I probably was not conscious of it in the years that I attended his lectures, and I doubt the practicability of detaching one element from all the rest in an individual’s character, particularly an artist’s.

But a lot of great artists are homosexual…do you think that homosexuality and art complement each other?

If homosexuality is a common human characteristic then that would account for what you’ve drawn attention to. To say that artists have two eyes doesn’t prove that they are different from other men, because having two eyes is quite common, pretty well invariable. If this strain is common in humanity then we shall find it in all manifestations of humanity, amongst artists, amongst painters, amongst politicians. Only if we could produce a statistical survey of the incidence in mankind at large at a particular time and in a particular society, and then show that that incidence was greatly exceeded amongst artists, might we be justified in coming to any such conclusion.

How do you yourself look upon homosexuality? Are you tolerant of it?

Well, I voted for its decriminalisation, for it seemed to me grotesque that male homosexuality continued to be criminal from the reign of Henry VIII when female homosexuality was not. Nor did I regard it as a proper area for the criminal law to operate.

But why do you think homosexuality appears to be on the increase?

Ah, I notice the word ‘appears’, and I agree with that. That which is more discussed appears to be more common. It’s not a matter to which I’ve applied my mind.
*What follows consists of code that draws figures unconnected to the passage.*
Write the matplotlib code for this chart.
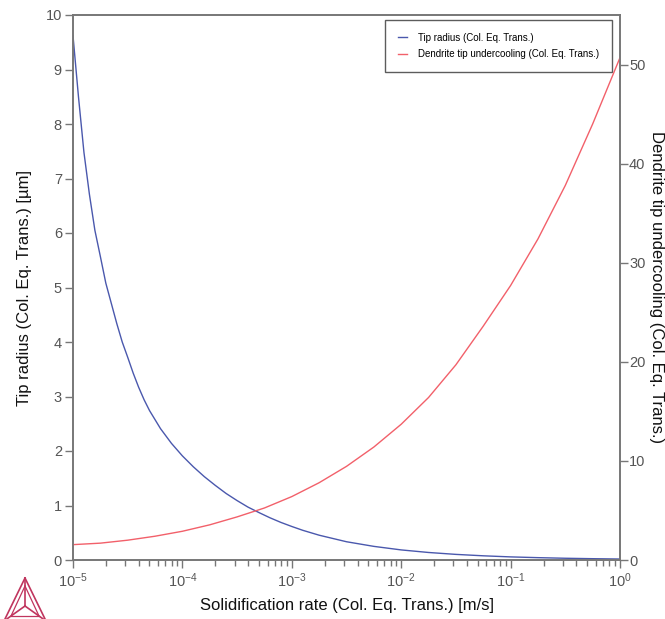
import numpy as np
import matplotlib
matplotlib.use("Agg")
import matplotlib.pyplot as plt
from matplotlib.lines import Line2D
from matplotlib.ticker import LogLocator, FixedLocator, NullFormatter

plt.rcParams['font.family'] = ['Liberation Sans', 'DejaVu Sans']
plt.rcParams['mathtext.fontset'] = 'custom'
plt.rcParams['mathtext.rm'] = 'Liberation Sans'
plt.rcParams['mathtext.it'] = 'Liberation Sans'

# Data (log10 of solidification rate in m/s)
log_rate_radius = [-5.0, -4.95, -4.9, -4.85, -4.8, -4.75, -4.7, -4.65, -4.6, -4.55, -4.5,
                   -4.45, -4.4, -4.35, -4.3, -4.2, -4.1, -4.0, -3.9, -3.8, -3.7, -3.6,
                   -3.5, -3.4, -3.3, -3.2, -3.1, -3.0, -2.9, -2.75, -2.5, -2.25, -2.0,
                   -1.75, -1.5, -1.25, -1.0, -0.75, -0.5, -0.25, 0.0]
tip_radius = [9.62, 8.5, 7.48, 6.71, 6.05, 5.57, 5.08, 4.71, 4.34, 4.0, 3.72,
              3.43, 3.17, 2.94, 2.74, 2.41, 2.14, 1.91, 1.71, 1.53, 1.37, 1.22,
              1.09, 0.97, 0.87, 0.775, 0.69, 0.615, 0.545, 0.455, 0.335, 0.25, 0.185,
              0.138, 0.103, 0.077, 0.057, 0.043, 0.032, 0.024, 0.018]

log_rate_under = [-5.0, -4.75, -4.5, -4.25, -4.0, -3.75, -3.5, -3.25, -3.0, -2.75,
                  -2.5, -2.25, -2.0, -1.75, -1.5, -1.25, -1.0, -0.75, -0.5, -0.25, 0.0]
tip_undercooling = [1.55, 1.7, 2.0, 2.4, 2.9, 3.55, 4.35, 5.25, 6.4, 7.8,
                    9.45, 11.4, 13.7, 16.4, 19.7, 23.6, 27.7, 32.4, 37.8, 44.0, 50.7]

x_tick_exps = [-5, -4, -3, -2, -1, 0]
left_ticks = list(range(0, 11))
right_ticks = [0, 10, 20, 30, 40, 50]

label_radius = 'Tip radius (Col. Eq. Trans.)'
label_under = 'Dendrite tip undercooling (Col. Eq. Trans.)'

blue = '#4a58ad'
red = '#f2606a'
spine_c = '#777777'
tick_c = '#555555'

fig = plt.figure(figsize=(6.65, 6.19), dpi=100)
ax = fig.add_axes([73/665, 1-560/619, (620-73)/665, (560-15)/619])
ax2 = ax.twinx()

xr = [10.0**v for v in log_rate_radius]
xu = [10.0**v for v in log_rate_under]
ax.plot(xr, tip_radius, color=blue, lw=1.0)
ax2.plot(xu, tip_undercooling, color=red, lw=1.0)

ax.set_xscale('log')
ax.set_xlim(1e-5, 1.0)
ax.set_ylim(0, 10)
ax2.set_ylim(0, 55)

ax.xaxis.set_major_locator(FixedLocator([10.0**e for e in x_tick_exps]))
ax.set_xticklabels([r'$10^{%d}$' % e for e in x_tick_exps])
ax.xaxis.set_minor_locator(LogLocator(base=10, subs=np.arange(2, 10)))
ax.xaxis.set_minor_formatter(NullFormatter())
ax.set_yticks(left_ticks)
ax2.set_yticks(right_ticks)

for a in (ax, ax2):
    for s in a.spines.values():
        s.set_color(spine_c)
        s.set_linewidth(1.2)
    a.tick_params(axis='both', which='major', direction='out', length=6, width=1,
                  color=spine_c, labelcolor=tick_c, labelsize=10.5, pad=2)
    a.tick_params(axis='both', which='minor', direction='out', length=4, width=1,
                  color=spine_c)
ax2.tick_params(axis='y', which='major', pad=0.5)

lab_kw = dict(fontsize=12, color='#111111')
ax.set_xlabel('Solidification rate (Col. Eq. Trans.) [m/s]', labelpad=6, **lab_kw)
ax.set_ylabel('Tip radius (Col. Eq. Trans.) [µm]', labelpad=10, **lab_kw)
ax2.set_ylabel('Dendrite tip undercooling (Col. Eq. Trans.)', rotation=270, **lab_kw)
ax2.yaxis.set_label_coords(1.0805, 0.5)

handles = [Line2D([], [], color=blue, lw=1.0), Line2D([], [], color=red, lw=1.0)]
leg = ax.legend(handles, [label_radius, label_under], loc='upper right',
                bbox_to_anchor=((612-73)/547, (560-20)/545), borderaxespad=0,
                fontsize=7.0, frameon=True, fancybox=False,
                handlelength=0.9, borderpad=1.3, labelspacing=0.65, handletextpad=1.2)
leg.get_frame().set_edgecolor('#333333')
leg.get_frame().set_linewidth(1.0)

# Logo (triangle)
logo_c = '#c0355e'
def fx(px): return px / 665
def fy(py): return 1 - py / 619
apex = (25, 578); bl = (4, 621); br = (46, 621); cen = (25, 606)
for (p, q) in [(apex, bl), (bl, br), (br, apex), (apex, cen), (bl, cen), (br, cen)]:
    fig.add_artist(Line2D([fx(p[0]), fx(q[0])], [fy(p[1]), fy(q[1])], color=logo_c, lw=1.2))
apex2 = (25, 586); bl2 = (11, 616); br2 = (39, 616)
for (p, q) in [(apex2, bl2), (bl2, br2), (br2, apex2)]:
    fig.add_artist(Line2D([fx(p[0]), fx(q[0])], [fy(p[1]), fy(q[1])], color=logo_c, lw=0.9))

fig.savefig('out.png', dpi=100)
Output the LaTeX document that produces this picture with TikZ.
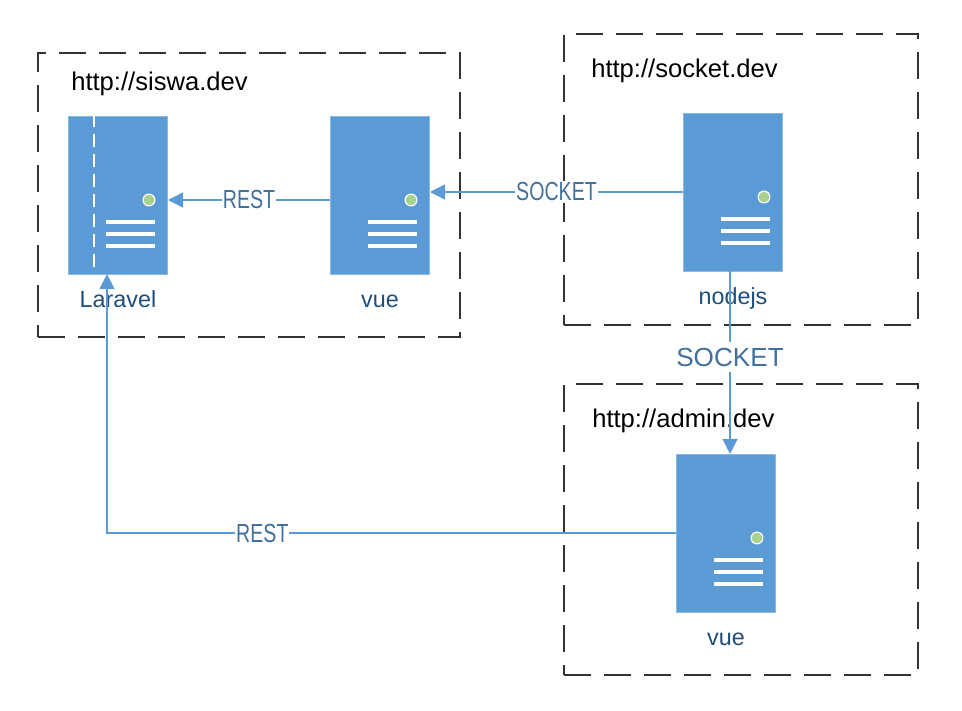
\documentclass[tikz,border=0pt]{standalone}
\usepackage{fontspec}
\setmainfont{Liberation Sans}
\usetikzlibrary{arrows.meta,calc}
\definecolor{srvblue}{HTML}{5B9BD5}
\definecolor{srvgreen}{HTML}{A9D18E}
\definecolor{linkblue}{HTML}{41719C}
\definecolor{namblue}{HTML}{1F4E79}
\tikzstyle{server}=[rectangle,
                    inner sep=0pt,
                    draw=srvblue!70!white,
                    fill=srvblue,
                    minimum width=74.6pt,
                    minimum height=118.2pt,
                    path picture={
                      \draw[white,fill=srvgreen,line width=0.9pt] ([shift={(31,5)}]path picture bounding box.center) circle (4.4pt);
                      \foreach \y in {27,39,51}
                        \draw[white,line width=2.7pt] ([shift={(-12,\y)}]path picture bounding box.center) -- ([shift={(37,\y)}]path picture bounding box.center);
                    }]
\tikzstyle{frame}=[rectangle,
                   inner sep=0pt,
                   draw=black!80,
                   line width=1.1pt,
                   dash pattern=on 20pt off 10pt]
\tikzstyle{title}=[anchor=base west,inner sep=0pt,font=\fontsize{19.2pt}{23pt}\selectfont]
\tikzstyle{srvname}=[inner sep=0pt,text=namblue,text height=13pt,text depth=4pt,font=\fontsize{17.5pt}{21pt}\selectfont]
\tikzstyle{link}=[draw=srvblue,line width=1.1pt,-{Triangle[length=11.25pt,width=11.25pt]}]
\tikzstyle{linktext}=[fill=white,inner sep=1pt,text=linkblue,font=\fontsize{19.6pt}{24pt}\selectfont]
\begin{document}
\begin{tikzpicture}[x=0.75pt,y=-0.75pt]
    \useasboundingbox (0,0) rectangle (962,710);
    % the three hosts
    \node[frame,minimum width=316.5pt,minimum height=213pt] (siswa) at (249,195) {};
    \node[frame,minimum width=265.5pt,minimum height=218.25pt] (socket) at (741,179.5) {};
    \node[frame,minimum width=265.5pt,minimum height=218.25pt] (admin) at (741,529.5) {};
    \node[title] (siswatitle) at (71,90) {http://siswa.dev};
    \node[title] (sockettitle) at (591,77) {http://socket.dev};
    \node[title] (admintitle) at (592,427) {http://admin.dev};

    % servers
    \node[server] (laravel) at (118,195) {};
    \node[server,node distance=196.5pt,right of=laravel] (vue) {};
    \node[server] (nodejs) at (733,192) {};
    \node[server] (vueadmin) at (726,533) {};
    \draw[white,line width=1.3pt,dash pattern=on 9.75pt off 5.25pt] ($(laravel.north)+(-24,-2)$) -- ($(laravel.south)+(-24,-6)$);

    \node[srvname,node distance=79.5pt,below of=laravel] (laravelname) {Laravel};
    \node[srvname,node distance=79.5pt,below of=vue] (vuename) {vue};
    \node[srvname,node distance=79.5pt,below of=nodejs] (nodejsname) {nodejs};
    \node[srvname,node distance=79.5pt,below of=vueadmin] (vueadminname) {vue};

    % connectors
    \coordinate (nodejsout) at ($(nodejs.south)+(-3,0)$);
    \coordinate (adminin) at (nodejsout |- vueadmin.north);
    \coordinate (laravelin) at ($(laravel.south)+(-11,0)$);
    \draw[link] ($(vue.west)+(0,5)$) -- node[linktext,xscale=0.75] (rest) {REST} ($(laravel.east)+(0,5)$);
    \draw[link] (nodejs.west) -- node[linktext,pos=0.5,xscale=0.75] (sock) {SOCKET} (vue.east |- nodejs.west);
    \draw[link] (nodejsout) -- node[linktext,pos=0.47,inner sep=4pt] (sockbig) {SOCKET} (adminin);
    \draw[link] (vueadmin.west) -- node[linktext,pos=0.727,xscale=0.75] (restlong) {REST} (laravelin |- vueadmin.west) -- (laravelin);
\end{tikzpicture}
\end{document}
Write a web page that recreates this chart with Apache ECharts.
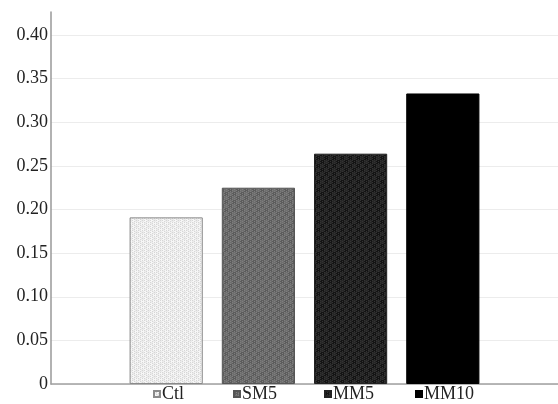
<!DOCTYPE html>
<html><head><meta charset="utf-8">
<script src="https://cdn.jsdelivr.net/npm/echarts@6/dist/echarts.min.js"></script>
<style>html,body{margin:0;padding:0;background:#fff}#c{width:558px;height:404px}</style>
</head><body><div id="c"></div>
<script>
const categories = [''];
const seriesNames = ['Ctl', 'SM5', 'MM5', 'MM10'];
const seriesValues = [0.191, 0.225, 0.264, 0.333];
const yTicks = [0, 0.05, 0.10, 0.15, 0.20, 0.25, 0.30, 0.35, 0.40];

function pattern(base, a, b, size, dot) {
  const c = document.createElement('canvas');
  c.width = size * 2; c.height = size * 2;
  const g = c.getContext('2d');
  g.fillStyle = base; g.fillRect(0, 0, c.width, c.height);
  g.fillStyle = a; g.fillRect(0, 0, size, size); g.fillRect(size, size, size, size);
  if (b) { g.fillStyle = b; for (let i = 0; i < c.width; i += dot) for (let j = (i/dot)%2 ? dot/2 : 0; j < c.height; j += dot) g.fillRect(i, j, 1, 1); }
  return { image: c, repeat: 'repeat' };
}
const fills = [
  pattern('#f6f6f6', '#ebebeb', '#d6d6d6', 3, 2),
  pattern('#6e6e6e', '#5c5c5c', '#7e7e7e', 4, 2),
  pattern('#262626', '#141414', '#333333', 4, 2),
  '#000000'
];
const borders = ['#8a8a8a', '#555555', '#222222', '#000000'];
const legendLefts = [153, 233, 324, 415];

const chart = echarts.init(document.getElementById('c'));
chart.setOption({
  animation: false,
  grid: { left: 51, right: 0, top: 12, bottom: 20, containLabel: false },
  legend: seriesNames.map((n, i) => ({
    top: 385, left: legendLefts[i], padding: 0,
    itemWidth: 6, itemHeight: 6,
    icon: 'rect',
    textStyle: { fontFamily: 'Liberation Serif', fontSize: 18, color: '#222', padding: [0,0,0,-3] },
    data: [n]
  })),
  xAxis: {
    type: 'category', data: categories,
    axisLine: { lineStyle: { color: '#a0a0a0', width: 1.5 } },
    axisTick: { show: false }, axisLabel: { show: false }
  },
  yAxis: {
    type: 'value', min: 0, max: 0.4264, interval: 0.05,
    axisLine: { show: true, lineStyle: { color: '#999', width: 1.5 } },
    axisTick: { show: false },
    axisLabel: {
      margin: 3, fontFamily: 'Liberation Serif', fontSize: 18, color: '#222',
      formatter: v => { const t = yTicks.find(x => Math.abs(x - v) < 1e-6); return t === undefined ? '' : (t === 0 ? '0' : t.toFixed(2)); }
    },
    splitLine: { showMaxLine: false, lineStyle: { color: '#ececec', width: 1 } }
  },
  series: seriesNames.map((n, i) => ({
    name: n, type: 'bar', data: [seriesValues[i]],
    barGap: '26%', barCategoryGap: '31%',
    itemStyle: { color: fills[i], borderColor: borders[i], borderWidth: 1 }
  }))
});
</script></body></html>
I daresay there are those who are in the position to form some rational answer to the question, but I do think we have to beware of the impression made upon our minds by publicity. Familiarity tends to multiply, so we must beware of amateur statistics.

You were keen to join up in 1939, even passing yourself off as an Australian to do so. What was the attraction of the army, was it a sense of achieved order, or a duty fulfilled, or some more basic urge to help defend Britain, the land itself, as Wilfred Owen wanted to do in the First War?

I can remember saying to my father that it was my intention to get into uniform on the first day if I could. It was a spontaneous resolve of mine, though I didn’t achieve it. It was the 20th October 1939 before I succeeded in getting enlisted. I wanted to defend my country, which is quite a natural impulse.

I was told a story that a man who had been one of your fellow privates at the beginning of the war met you years later when he had become a major and you a brigadier. When he greeted you in a familiar way you had him disciplined for not saluting a superior officer…is there any truth in that story?

No truth. That’s an easily invented type of story. Indeed, it’s a very interesting specimen of myth making. I did put fellow privates on disciplinary charges on the first day that I was a lance corporal, but that was for urinating in the barrack room.

You spent part of the war in India which was then part of the Empire. Did you have any feelings for the imperial idea or did you think the time had come for withdrawal?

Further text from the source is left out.